Former New York Attorney General Andrew Cuomo sued Ivy, Wohl and Ivy Chief Executive Officer Lawrence Simon in May.

Cuomo, now New York’s governor, claimed Ivy and the executives hid their doubts about Madoff from their own customers, who lost $227 million while the firm reaped $40 million over 10 years for Madoff-related work.

Ivy has denied any wrongdoing in the case and is fighting the lawsuit.

Saul Katz and Richard Wilpon heard in their positions at the Brooklyn College Foundation that its investment committee chairman believed Madoff’s firm wasn’t “legitimate,” Picard said. Katz is honorary governor of the foundation and Wilpon is a trustee, according to the complaint.

Red Flags

The Mets owners learned about red flags, “similar in kind to Madoff,” from the Bayou Ponzi scheme, which was orchestrated by the hedge fund’s co-founder, Samuel Israel III, Picard said.

Sterling Stamos put money into funds managed by Bayou Superfund LLC in October 2003, redeeming its investments in March 2005 “because of concerns identified during its extensive due diligence process,” Picard said.

The Bayou red flags identified by Sterling Stamos included an operation overly dependent on one man, the use of a “non-traditional” audit firm, a fund manager who wasn’t receptive to Stamos’ questions, stable positive returns, non-standard legal documentation, an incompetent back office, and “a huge jump in the amount of assets under management,” Picard said.

After Bayou collapsed, the bankruptcy trustee sued Sterling Stamos in September 2006, and settled in May 2009 for $12.9 million, including all of Sterling Stamos’s profit and almost half the principal it took out “just months before it was revealed to be a Ponzi scheme,” Picard said.

‘In Too Deep’

With Madoff, the Mets owners “were simply in too deep -- having substantially supported their businesses with Madoff money -- to do anything but ignore the gathering clouds,” according to Picard’s complaint. “Sterling performed no diligence on Madoff in response to any of the various red flags to which it was exposed.”

“The trustee’s lawsuit is an outrageous ‘strong arm’ effort to try to force a settlement by threatening to ruin our reputations and businesses which we have built for over 50 years,” Fred Wilpon and Saul Katz said yesterday in a statement.

They called the allegations in the complaint “abusive, unfair and untrue.”

The Sterling partners had more than $500 million in their Madoff accounts at the time of his failure, their lawyers said in a statement yesterday. Wilpon and Katz said that none of the Sterling partners ever suspected Madoff was running a fraud.

Madoff Profits

According to the complaint, the Mets used $90 million in Madoff profits to help fund the team’s day-to-day operations.
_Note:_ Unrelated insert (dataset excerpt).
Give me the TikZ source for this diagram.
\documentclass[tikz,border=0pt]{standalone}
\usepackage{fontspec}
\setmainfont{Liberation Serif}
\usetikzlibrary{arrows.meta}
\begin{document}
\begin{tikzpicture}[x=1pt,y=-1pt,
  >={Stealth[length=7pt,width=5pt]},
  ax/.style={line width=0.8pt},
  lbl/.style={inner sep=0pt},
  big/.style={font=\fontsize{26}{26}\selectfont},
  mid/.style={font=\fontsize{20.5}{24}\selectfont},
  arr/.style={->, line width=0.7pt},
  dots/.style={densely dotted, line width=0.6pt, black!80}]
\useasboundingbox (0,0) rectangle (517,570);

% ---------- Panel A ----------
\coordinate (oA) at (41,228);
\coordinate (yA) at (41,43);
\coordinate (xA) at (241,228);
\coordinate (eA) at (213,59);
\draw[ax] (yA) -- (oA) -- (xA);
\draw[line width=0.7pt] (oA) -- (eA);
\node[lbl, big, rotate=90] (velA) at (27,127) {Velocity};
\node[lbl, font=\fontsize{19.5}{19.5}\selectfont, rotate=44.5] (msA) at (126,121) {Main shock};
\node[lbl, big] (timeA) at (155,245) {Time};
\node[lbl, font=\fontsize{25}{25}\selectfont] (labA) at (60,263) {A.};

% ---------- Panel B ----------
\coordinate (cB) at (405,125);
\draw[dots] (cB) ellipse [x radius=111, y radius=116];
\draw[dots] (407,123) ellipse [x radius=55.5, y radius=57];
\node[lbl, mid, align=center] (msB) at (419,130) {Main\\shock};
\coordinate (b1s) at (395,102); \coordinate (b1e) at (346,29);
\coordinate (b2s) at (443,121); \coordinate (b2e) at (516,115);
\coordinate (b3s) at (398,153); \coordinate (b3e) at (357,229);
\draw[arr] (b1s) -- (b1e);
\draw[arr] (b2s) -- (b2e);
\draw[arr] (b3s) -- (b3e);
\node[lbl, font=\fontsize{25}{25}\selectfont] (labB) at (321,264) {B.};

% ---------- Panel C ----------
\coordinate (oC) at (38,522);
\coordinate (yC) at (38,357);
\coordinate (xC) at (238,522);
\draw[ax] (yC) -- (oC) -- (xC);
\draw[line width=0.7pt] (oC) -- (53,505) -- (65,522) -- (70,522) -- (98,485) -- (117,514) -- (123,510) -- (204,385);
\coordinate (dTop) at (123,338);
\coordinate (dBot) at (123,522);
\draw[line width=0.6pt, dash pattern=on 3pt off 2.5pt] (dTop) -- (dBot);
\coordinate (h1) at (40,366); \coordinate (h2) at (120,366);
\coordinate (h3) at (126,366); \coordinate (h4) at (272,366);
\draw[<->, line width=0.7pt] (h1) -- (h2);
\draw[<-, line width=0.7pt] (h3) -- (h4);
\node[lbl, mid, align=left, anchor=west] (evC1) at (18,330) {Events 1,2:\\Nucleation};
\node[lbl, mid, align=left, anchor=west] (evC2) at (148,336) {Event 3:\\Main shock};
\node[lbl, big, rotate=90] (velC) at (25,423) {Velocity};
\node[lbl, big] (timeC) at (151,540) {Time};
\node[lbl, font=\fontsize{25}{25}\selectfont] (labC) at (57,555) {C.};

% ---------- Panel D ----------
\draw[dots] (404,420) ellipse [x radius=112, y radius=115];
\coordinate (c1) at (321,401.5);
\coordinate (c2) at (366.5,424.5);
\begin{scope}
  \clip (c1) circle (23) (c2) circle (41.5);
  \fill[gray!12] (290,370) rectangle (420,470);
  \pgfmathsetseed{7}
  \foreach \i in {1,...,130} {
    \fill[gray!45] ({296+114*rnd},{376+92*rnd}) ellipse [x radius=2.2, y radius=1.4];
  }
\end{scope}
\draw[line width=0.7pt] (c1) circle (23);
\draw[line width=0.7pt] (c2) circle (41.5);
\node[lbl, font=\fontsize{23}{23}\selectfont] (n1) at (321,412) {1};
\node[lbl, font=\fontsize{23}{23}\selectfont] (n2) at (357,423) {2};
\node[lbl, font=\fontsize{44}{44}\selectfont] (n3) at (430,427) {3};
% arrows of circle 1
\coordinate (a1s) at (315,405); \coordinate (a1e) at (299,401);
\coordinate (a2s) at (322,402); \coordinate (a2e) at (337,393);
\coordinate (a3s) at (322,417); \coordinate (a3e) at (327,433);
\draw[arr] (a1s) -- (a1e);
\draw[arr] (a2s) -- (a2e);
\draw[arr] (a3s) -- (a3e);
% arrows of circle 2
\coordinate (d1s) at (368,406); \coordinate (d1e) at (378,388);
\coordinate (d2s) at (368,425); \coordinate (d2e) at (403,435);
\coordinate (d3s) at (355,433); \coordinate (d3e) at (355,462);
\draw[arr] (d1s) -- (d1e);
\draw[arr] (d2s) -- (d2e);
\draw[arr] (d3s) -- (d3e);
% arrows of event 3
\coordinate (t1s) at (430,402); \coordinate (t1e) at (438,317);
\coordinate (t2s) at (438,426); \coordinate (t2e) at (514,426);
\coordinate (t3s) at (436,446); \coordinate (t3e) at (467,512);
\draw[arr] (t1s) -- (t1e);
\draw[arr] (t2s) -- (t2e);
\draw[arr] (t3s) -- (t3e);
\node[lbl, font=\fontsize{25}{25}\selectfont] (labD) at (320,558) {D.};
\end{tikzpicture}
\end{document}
Sterling also used Madoff profits to meet capital commitments for its real estate funds, Picard said in the filing. Madoff profits also provided cash flow for Sterling’s internal bank, “a clearing house” for funds and obligations among Sterling partners, their families and trusts, he said.

The Mets were the third-highest-valued team in Major League Baseball at $858 million, behind the New York Yankees, at $1.6 billion, and the Boston Red Sox, at $870 million, Forbes magazine said in April 2010.

A sale of 20 percent to 25 percent, as outlined by the Wilpons, would be worth $171.6 million to $214.5 million, based on the Forbes figures.

The Wilpons said any sale wouldn’t involve Citi Field, their home stadium, or SportsNet New York, their regional sports network. That unit was created by Sterling Entertainment Enterprises, Time Warner Inc. and Comcast Corp. in 2006, according to the network’s website.

Fred Wilpon and Nelson Doubleday purchased the Mets for $80.8 million in 1986, after Doubleday & Co. was purchased by Bertelsmann AG. The co-owners’ relationship deteriorated and Wilpon bought Doubleday’s share of the team for $131 million in August 2002, according to the New York Times.

The case is Picard v. Katz, 10-05287, U.S. Bankruptcy Court, Southern District of New York (Manhattan).